Entretien préalable au licenciement
Cette étape consiste à présenter au salarié les griefs qui lui sont reprochés et qui constitueront les motifs de son licenciement, preuves à l’appui. De son côté, il doit pouvoir s’expliquer et proposer des alternatives à son renvoi. Il faut savoir qu’à ce stade, il devrait déjà savoir que son employeur lui reproche une insuffisance professionnelle par un avertissement, un simple rappel à l’ordre, une mise à pied à titre conservatoire, etc.
Notification du licenciement
Le licenciement pour insuffisance est notifié à l’employé 2 jours ouvrables après l’entretien, par lettre recommandée avec accusé de réception. Les motifs du licenciement doivent être clairement indiqués avec des faits précis. Néanmoins, la mention « une insuffisance professionnelle préjudiciable aux intérêts de l’entreprise » peut suffire lorsque les faits sont matériellement vérifiables et précisément invoqués de manière objective.
Préavis
Comme pour le licenciement pour motif personnel, le salarié est tenu d’effectuer un préavis de 1 mois s’il a une ancienneté de 6 mois à 2 ans. Il doit en revanche être de 2 mois pour une ancienneté supérieure ou égale à 2 ans. L’employeur peut également le dispenser du préavis en versant une indemnité compensatrice et en matérialisant l’accord par écrit. L’employé qui exécute son préavis doit travailler normalement comme il le faisait avant.

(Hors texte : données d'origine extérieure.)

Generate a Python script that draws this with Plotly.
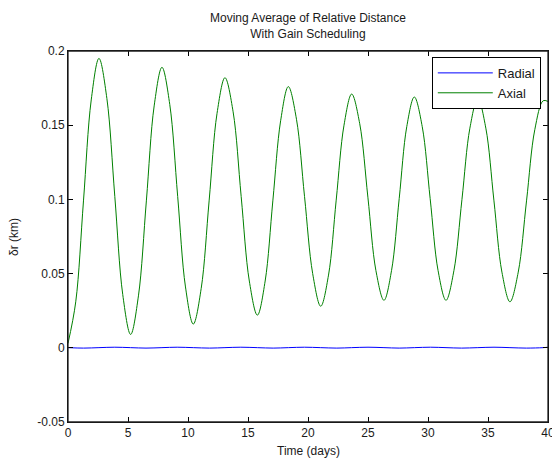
import plotly.graph_objects as go

# Axial component (km)
axial_t = [0.0, 0.645, 1.29, 1.935, 2.58, 3.24, 3.90, 4.56, 5.22, 5.87, 6.53, 7.18, 7.83,
           8.48, 9.14, 9.79, 10.44, 11.10, 11.76, 12.42, 13.08, 13.76, 14.43, 15.11, 15.78,
           16.43, 17.07, 17.72, 18.36, 19.04, 19.71, 20.39, 21.06, 21.71, 22.35, 23.0, 23.64,
           24.31, 24.99, 25.66, 26.33, 26.96, 27.60, 28.23, 28.86, 29.52, 30.18, 30.84, 31.5,
           32.16, 32.83, 33.49, 34.15, 34.82, 35.49, 36.16, 36.83, 37.52, 38.21, 38.90, 39.6, 40.0]
axial_v = [0.003, 0.031, 0.099, 0.167, 0.195, 0.168, 0.102, 0.036, 0.009, 0.035, 0.099, 0.163, 0.189,
           0.164, 0.102, 0.041, 0.016, 0.040, 0.099, 0.158, 0.182, 0.159, 0.102, 0.045, 0.022,
           0.045, 0.099, 0.153, 0.176, 0.154, 0.102, 0.050, 0.028, 0.049, 0.0995, 0.150, 0.171,
           0.151, 0.1015, 0.052, 0.032, 0.052, 0.1005, 0.149, 0.169, 0.149, 0.1005, 0.052, 0.032,
           0.052, 0.100, 0.148, 0.168, 0.148, 0.0995, 0.051, 0.031, 0.051, 0.099, 0.147, 0.1665, 0.166]

# Radial component (km): tiny ripple around zero
radial_t = [0.0, 1.3, 2.58, 3.9, 5.22, 6.5, 7.83, 9.1, 10.44, 11.8, 13.08, 14.4, 15.78,
            17.1, 18.36, 19.7, 21.06, 22.4, 23.64, 25.0, 26.33, 27.6, 28.86, 30.2, 31.5,
            32.8, 34.15, 35.5, 36.83, 38.2, 39.6, 40.0]
radial_v = [0.0001, -0.0002, 0.0001, 0.0004, 0.0001, -0.0002, 0.0001, 0.0004, 0.0001, -0.0002,
            0.0001, 0.0004, 0.0001, -0.0002, 0.0001, 0.0004, 0.0001, -0.0002, 0.0001, 0.0004,
            0.0001, -0.0002, 0.0001, 0.0004, 0.0001, -0.0002, 0.0001, 0.0004, 0.0001, -0.0002,
            0.0001, 0.0004]

x_ticks = [0, 5, 10, 15, 20, 25, 30, 35, 40]
y_ticks = [-0.05, 0, 0.05, 0.1, 0.15, 0.2]
y_tick_labels = ["-0.05", "0", "0.05", "0.1", "0.15", "0.2"]

FONT = "Liberation Sans, Arial, sans-serif"
TXT = "#1a1a1a"

fig = go.Figure()
fig.add_trace(go.Scatter(x=radial_t, y=radial_v, mode="lines", name="Radial",
                         line=dict(color="rgb(0,0,255)", width=1, shape="spline")))
fig.add_trace(go.Scatter(x=axial_t, y=axial_v, mode="lines", name="Axial",
                         line=dict(color="rgb(0,128,0)", width=1, shape="spline")))

fig.update_layout(
    width=552, height=461,
    margin=dict(l=68, r=4, t=51, b=39, autoexpand=False),
    paper_bgcolor="white", plot_bgcolor="white",
    font=dict(family=FONT, size=12, color=TXT),
    showlegend=True,
    legend=dict(x=0.985, xanchor="right", y=0.984, yanchor="top",
                bgcolor="white", bordercolor="black", borderwidth=1,
                font=dict(family=FONT, size=13, color=TXT),
                tracegroupgap=0, itemwidth=55),
    annotations=[
        dict(text="Moving Average of Relative Distance<br>With Gain Scheduling",
             xref="paper", yref="paper", x=0.5, y=1.0687, xanchor="center", yanchor="middle",
             showarrow=False, font=dict(family=FONT, size=12, color=TXT)),
        dict(text="Time (days)", xref="paper", yref="paper", x=0.5, y=-0.078,
             xanchor="center", yanchor="middle", showarrow=False,
             font=dict(family=FONT, size=12, color=TXT)),
        dict(text="δr (km)", xref="paper", yref="paper", x=-0.1125, y=0.4987,
             xanchor="center", yanchor="middle", textangle=-90, showarrow=False,
             font=dict(family=FONT, size=12, color=TXT)),
    ],
    shapes=[dict(type="rect", xref="paper", yref="paper", x0=0, y0=0, x1=1, y1=1,
                 line=dict(color="#222222", width=1.3), fillcolor="rgba(0,0,0,0)", layer="above")],
)
fig.update_xaxes(range=[0, 40], tickvals=x_ticks, ticktext=[str(v) for v in x_ticks],
                 ticks="inside", ticklen=5, tickwidth=1, tickcolor="black",
                 showline=True, linecolor="black",
                 linewidth=1, mirror="allticks", showgrid=False, zeroline=False, automargin=False,
                 ticklabeloverflow="allow", tickfont=dict(size=12))
fig.update_yaxes(range=[-0.05, 0.2], tickvals=y_ticks, ticktext=y_tick_labels,
                 ticks="inside", ticklen=5, tickwidth=1, tickcolor="black",
                 showline=True, linecolor="black",
                 linewidth=1, mirror="allticks", showgrid=False, zeroline=False, automargin=False,
                 ticklabeloverflow="allow", tickfont=dict(size=12))

# remove the browser's default 8px body margin so the 552x461 figure fills the window
fig.write_html("out.html", config={"displayModeBar": False},
               post_script="document.body.style.margin='0';document.body.style.overflow='hidden';")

Enfin, pour les salariés protégés, l’employeur est tenu de consulter le Comité d’entreprise. À défaut, il devra demander une autorisation de l’Inspection du travail avant d’entamer la procédure de licenciement. Consulter l’article sur le renvoi d’un salarié protégé.
Indemnités prévues
Comme l’insuffisance professionnelle ou de résultat ne constitue pas une faute, le salarié a droit aux indemnités prévues en cas de licenciement non disciplinaire pour motif personnel. Il perçoit notamment l’indemnité légale ou conventionnelle de licenciement (article 1234-9 du Code du travail), une éventuelle indemnité de préavis et de congés payés.
Quelques cas jurisprudentiels statuant sur l’insuffisance
L’insuffisance professionnelle est assez difficile à apprécier compte tenu des différentes raisons qui peuvent empêcher un salarié à effectuer correctement son travail ou à atteindre ses objectifs. Les cas suivants représentent des situations dans lesquelles un salarié a fait l’objet d’une procédure de licenciement pour insuffisance :
- L’absence chronique d’ardeur au travail n’a pas pu constituer une cause réelle et sérieuse de licenciement, dans la mesure où cela présente un caractère incontrôlable ;
- Le simple « manque d’imagination, d’initiative et de dynamisme commercial » d’un responsable de succursale n’a pas pu justifier un licenciement en raison d’un manque de faits précis et matériellement vérifiables ;
- Le licenciement d’un chef de produit est fondé sur une cause réelle et sérieuse auquel il lui est reproché son manque d’approche commerciale (CA Versailles 20 janvier 2000 5e ch. B) ;
- L’insuffisance professionnelle n’a pas pu être prononcée pour les erreurs de gestion d’un directeur, qui ont dès lors été qualifiées de fautes professionnelles. L’intéressé avait notamment masqué la situation réelle de l’entreprise tout au long de l’année. Ses agissements ont ainsi constitué une faute grave (CA Besançon 13 septembre 2002 n° 01-1495) ;
- « L’insuffisance professionnelle ne constitue pas en elle-même une faute », une cour d’appel n’a pas pu prononcer un licenciement pour faute grave en raison d’une simple insuffisance professionnelle même « s’il résultait de ses constatations que le salarié s’était borné à prendre du retard dans la délivrance des comptes-rendus journaliers de ses activités ce qui était insuffisant pour caractériser son insubordination ou sa mauvaise volonté délibérée ».